The water main will start at the driveway of Algonquin Elementary School on Coer Road then make its way to the site of the soon-to-be-built Prospect Elementary School at 75 New Haven Road, Mayor Robert Chatfield said.
Since this line will tie the new school into the town’s water main, Region 16, which oversees schools in Beacon Falls and Prospect, will pay for 45 percent of the project and the town will pay for the other 55 percent through a grant.
The new pre-kindergarten-through-fifth-grade school is part of a $47.5 million project that includes renovations to Laurel Ledge School in Beacon Falls and a new district office.
J.J. Brennan Construction Co. of Shelton was awarded the bid to install the 2,000 feet of water main. The company was the lowest of seven bidders, coming in at $348,628. The other bids ranged from $567,106 to $405,720.
The town’s share of the project will be approximately $191,770 and Region 16 will have to pay about $156,857.
The School Building Committee and the Region 16 Board of Education have both given their approval for the project.

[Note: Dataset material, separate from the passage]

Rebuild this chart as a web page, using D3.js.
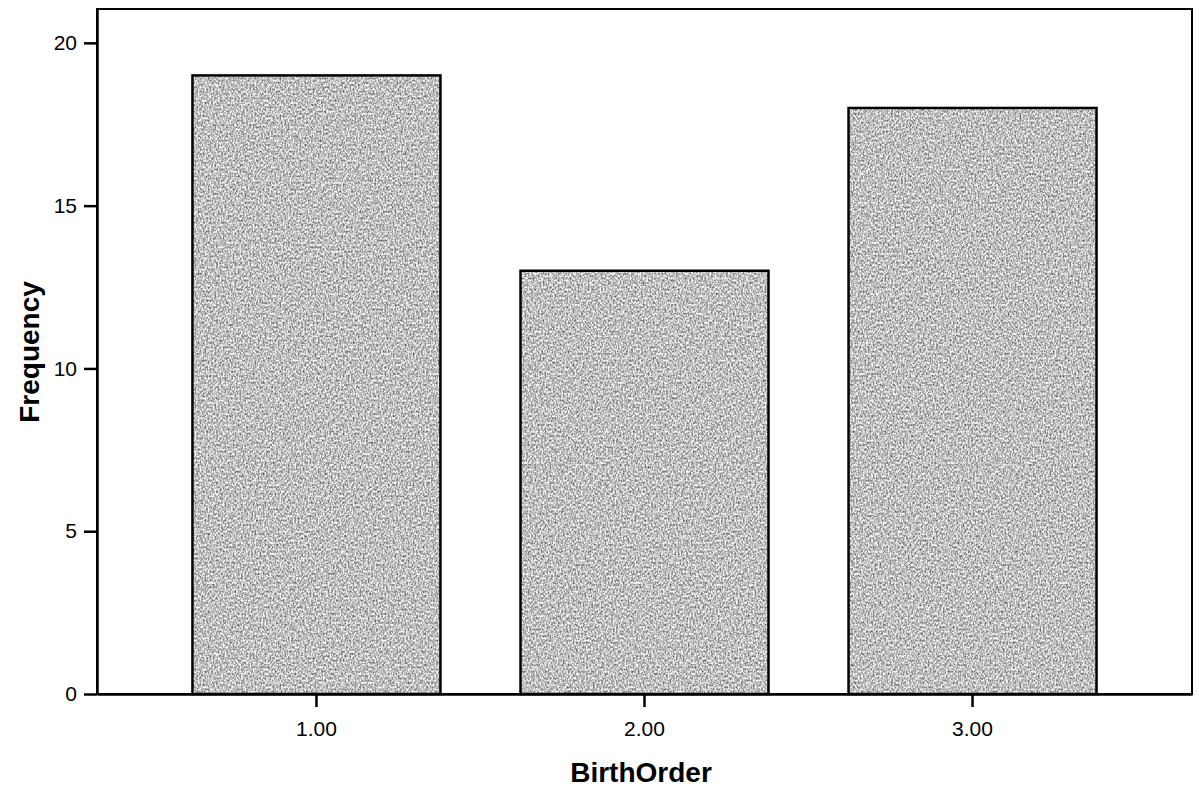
<!DOCTYPE html>
<html><head><meta charset="utf-8">
<script src="https://cdn.jsdelivr.net/npm/d3@7"></script>
<style>html,body{margin:0;padding:0;background:#fff}svg{display:block}</style>
</head><body>
<svg id="chart" width="1199" height="791"></svg>
<script>
const categories = ["1.00", "2.00", "3.00"];
const frequencies = [19, 13, 18];
const yTicks = [0, 5, 10, 15, 20];
const xTitle = "BirthOrder";
const yTitle = "Frequency";

const svg = d3.select("#chart");
const m = {left: 97, right: 7, top: 9, bottom: 97};
const W = 1199, H = 791;
const x0 = m.left, x1 = W - m.right, y0 = H - m.bottom, y1 = m.top;

const x = d3.scaleBand().domain(categories).range([x0, x1]).paddingInner(0.244).paddingOuter(0.291);
const y = d3.scaleLinear().domain([0, 21.04]).range([y0, y1]);

const defs = svg.append("defs");
const f = defs.append("filter").attr("id", "grain").attr("x", 0).attr("y", 0).attr("width", 1).attr("height", 1)
  .attr("color-interpolation-filters", "sRGB");
f.append("feTurbulence").attr("type", "fractalNoise").attr("baseFrequency", "0.6 0.45").attr("numOctaves", 2).attr("seed", 5).attr("result", "n");
f.append("feColorMatrix").attr("in", "n").attr("type", "matrix")
  .attr("values", "1.1 0 0 0 0.2  1.1 0 0 0 0.2  1.1 0 0 0 0.2  0 0 0 0 1").attr("result", "g");
f.append("feComposite").attr("in", "g").attr("in2", "SourceGraphic").attr("operator", "in");

// frame
svg.append("rect").attr("x", x0).attr("y", y1).attr("width", x1 - x0).attr("height", y0 - y1)
  .attr("fill", "#fff").attr("stroke", "#000").attr("stroke-width", 2);

const data = categories.map((c, i) => ({c, v: frequencies[i]}));
svg.append("g").selectAll("rect").data(data).enter().append("rect")
  .attr("x", d => x(d.c)).attr("y", d => y(d.v))
  .attr("width", x.bandwidth()).attr("height", d => y(0) - y(d.v))
  .attr("fill", "#bbbbbb").attr("filter", "url(#grain)");
svg.append("g").selectAll("rect").data(data).enter().append("rect")
  .attr("x", d => x(d.c)).attr("y", d => y(d.v))
  .attr("width", x.bandwidth()).attr("height", d => y(0) - y(d.v))
  .attr("fill", "none").attr("stroke", "#000").attr("stroke-width", 2.5);

// axes
const yAxis = svg.append("g").attr("transform", `translate(${x0},0)`)
  .call(d3.axisLeft(y).tickValues(yTicks).tickSizeInner(13).tickSizeOuter(0).tickPadding(7).tickFormat(d3.format("d")));
const xAxis = svg.append("g").attr("transform", `translate(0,${y0})`)
  .call(d3.axisBottom(x).tickSizeInner(13).tickSizeOuter(0).tickPadding(14));
[yAxis, xAxis].forEach(a => {
  a.select(".domain").attr("stroke", "#000").attr("stroke-width", 2.5);
  a.selectAll(".tick line").attr("stroke", "#000").attr("stroke-width", 2.5);
  a.selectAll(".tick text").attr("fill", "#000").style("font-family", "Liberation Sans, Arial, sans-serif").style("font-size", "21px");
});

svg.append("text").attr("x", 641).attr("y", 782).attr("text-anchor", "middle")
  .style("font-family", "Liberation Sans, Arial, sans-serif").style("font-size", "28px").style("font-weight", "bold")
  .text(xTitle);
svg.append("text").attr("transform", "translate(39,352) rotate(-90)").attr("text-anchor", "middle")
  .style("font-family", "Liberation Sans, Arial, sans-serif").style("font-size", "28px").style("font-weight", "bold")
  .text(yTitle);
</script>
</body></html>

The water main will stop at the edge of the new school’s property and the school district will be required to hook it up from there. However, the water line will not be too far from where the school will be built, Chatfield said.
The town’s share of the project will be covered by a grant.
Chatfield said the town received a $480,000 grant from the Environmental Protection Agency, which will be administered by the state Department of Public Health.
“I’m glad we got the grant. We can help save the local taxpayers some money,” said, Chatfield, who thanked U.S. Congresswoman Rosa DeLauro (D-3) for helping him obtain the grant.
While the bid for the project came in under $350,000, the price could increase, depending on how much ledge is found while digging and the amount of time that police need to be on the scene of the work site, Chatfield said.
Once the work has been completed and the pipe has made it through the winter with no problems, the town will return the unused portion of the grant to the state.
A few weeks after the water main is installed, Yankee Gas will install a gas main in the same right-of-way to service the school, Chatfield said.
Yankee Gas will split the paving cost of crossing Route 69 twice with the town, Chatfield said.
Chatfield said since the water main will cross a state road the state Department of Transportation requires the pipe to be laid at least 48 inches below the surface of the road so that it will be below the frost line.
The DOT also requires that the road is milled in 15 feet on either side of where the work has been done.
There is not currently a set date to start the project, as Chatfield awaits a document from the state Department of Public Health.
“Our goal is to start this as soon as humanly possible,” Chatfield said.
Chatfield said he would like to see the project finished before school resumes in September because the traffic is much lighter on Route 69 during the summer.